You all know that I’m a bivocational pastor. I work as the Communication Director for the Presbytery of the Twin Cities Area. This week, I was asked to take pictures for an open house at Kwanzaa Presbyterian Church, which is located in North Minneapolis. As the name suggests, it’s an African American congregation. One of the co-pastors there is Alika Galloway, and she took about an hour to talk about all the various ministries going on at the church and there is a lot. There is an after-school program that provides a lot number of African American kids who live in poverty and meal and a stable place to learn and play. There is also a program called Northside Women’s Space which is done in conjuction with a researcher from the University of Minnesota. The Women’s Space simply offers a refuge for women who work in the sex trade. Many of these women live chaotic lives where they face abuse from pimps and johns. This space, housed in one of the congregation’s buildings gives these women a place just to be and even give them some help.
All of this takes place in a part of town that is not the safest. I would guess there is a lot of worry that takes place at Kwanzaa. But yet, they seem to strive for God’s kingdom, feeding those who are hungry and giving hope to the outcast.
As I was getting ready to head to the church, I had to make a phone call to the congregation. I got their voice mail and heard Alika’s voice. Towards the end of the recorded voicemail message Alika said “It’s True, it’s true, it’s true. God loves you, God loves you, God loves you.”

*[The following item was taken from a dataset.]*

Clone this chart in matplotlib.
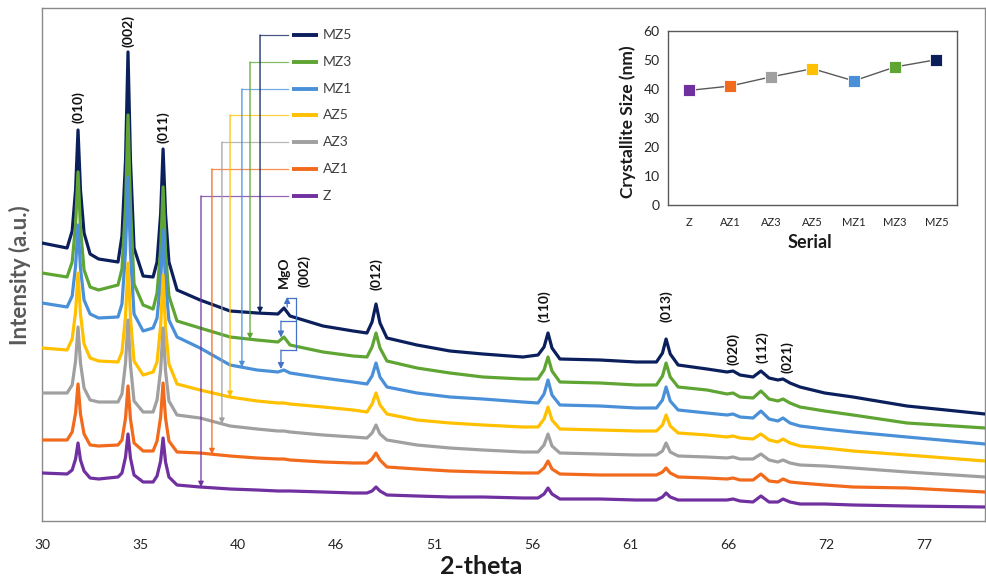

That’s a message that people in North Minneapolis need to hear, especially if they live in poverty and feel that no one cares for them. They need to know that someone cares for them, and as the passage says today, if God cares for the lilies and birds, God cares for these folks. Kwanzaa makes sure that the residents of North Minneapolis know that by saying it and doing it.
It’s also a message for us. In the midst of our own worries and struggles remember that “it’s true, it’s true, it’s true. God love us, God love us, God love us.” Thanks be to God. Amen.